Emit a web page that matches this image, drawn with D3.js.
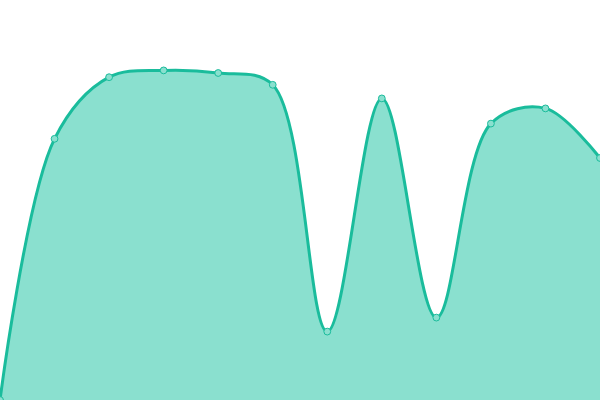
<!DOCTYPE html>
<html>
<head>
<meta charset="utf-8">
<script src="https://cdn.jsdelivr.net/npm/d3@7"></script>
<style>
  html, body { margin: 0; padding: 0; background: #fff; }
  svg { display: block; }
</style>
</head>
<body>
<div class="chart"></div>
<script>
/*** DATA ***/
const categories = [0, 1, 2, 3, 4, 5, 6, 7, 8, 9, 10, 11];
const values = [0, 65.3, 80.7, 82.4, 81.75, 78.8, 17.1, 75.4, 20.6, 69.1, 72.9, 60.5];

/*** DRAW ***/
const width = 600,
      height = 400;

const svg = d3.select('.chart')
  .append('svg')
  .attr('width', width)
  .attr('height', height);

const x = d3.scaleLinear()
  .domain([0, categories.length - 1])
  .range([0, width]);

const y = d3.scaleLinear()
  .domain([0, 100])
  .range([height, 0]);

const data = categories.map((c, i) => ({ c, v: values[i] }));

// centripetal catmull-rom keeps overshoot small
const curve = d3.curveCatmullRom.alpha(0.5);

const area = d3.area()
  .x(d => x(d.c))
  .y0(y(0))
  .y1(d => y(d.v))
  .curve(curve);

const line = d3.line()
  .x(d => x(d.c))
  .y(d => y(d.v))
  .curve(curve);

svg.append('path')
  .datum(data)
  .attr('d', area)
  .style('fill', '#8ae0cf');

svg.append('path')
  .datum(data)
  .attr('d', line)
  .style('fill', 'none')
  .style('stroke', '#1abc9c')
  .style('stroke-width', 3);

svg.append('g')
  .selectAll('circle')
  .data(data)
  .join('circle')
  .attr('cx', d => x(d.c))
  .attr('cy', d => y(d.v))
  .attr('r', 3.4)
  .style('fill', '#8ae0cf')
  .style('stroke', '#1abc9c')
  .style('stroke-width', 1);
</script>
</body>
</html>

════════

### Task statement
All of the material above is to be copied exactly, except for its images.

### Result for this exercise
Emit a web page that matches this image, drawn with D3.js.
<!DOCTYPE html>
<html>
<head>
<meta charset="utf-8">
<script src="https://cdn.jsdelivr.net/npm/d3@7"></script>
<style>
  html, body { margin: 0; padding: 0; background: #fff; }
  svg { display: block; }
</style>
</head>
<body>
<div class="chart"></div>
<script>
/*** DATA ***/
const categories = [0, 1, 2, 3, 4, 5, 6, 7, 8, 9, 10, 11];
const values = [0, 65.3, 80.7, 82.4, 81.75, 78.8, 17.1, 75.4, 20.6, 69.1, 72.9, 60.5];

/*** DRAW ***/
const width = 600,
      height = 400;

const svg = d3.select('.chart')
  .append('svg')
  .attr('width', width)
  .attr('height', height);

const x = d3.scaleLinear()
  .domain([0, categories.length - 1])
  .range([0, width]);

const y = d3.scaleLinear()
  .domain([0, 100])
  .range([height, 0]);

const data = categories.map((c, i) => ({ c, v: values[i] }));

// centripetal catmull-rom keeps overshoot small
const curve = d3.curveCatmullRom.alpha(0.5);

const area = d3.area()
  .x(d => x(d.c))
  .y0(y(0))
  .y1(d => y(d.v))
  .curve(curve);

const line = d3.line()
  .x(d => x(d.c))
  .y(d => y(d.v))
  .curve(curve);

svg.append('path')
  .datum(data)
  .attr('d', area)
  .style('fill', '#8ae0cf');

svg.append('path')
  .datum(data)
  .attr('d', line)
  .style('fill', 'none')
  .style('stroke', '#1abc9c')
  .style('stroke-width', 3);

svg.append('g')
  .selectAll('circle')
  .data(data)
  .join('circle')
  .attr('cx', d => x(d.c))
  .attr('cy', d => y(d.v))
  .attr('r', 3.4)
  .style('fill', '#8ae0cf')
  .style('stroke', '#1abc9c')
  .style('stroke-width', 1);
</script>
</body>
</html>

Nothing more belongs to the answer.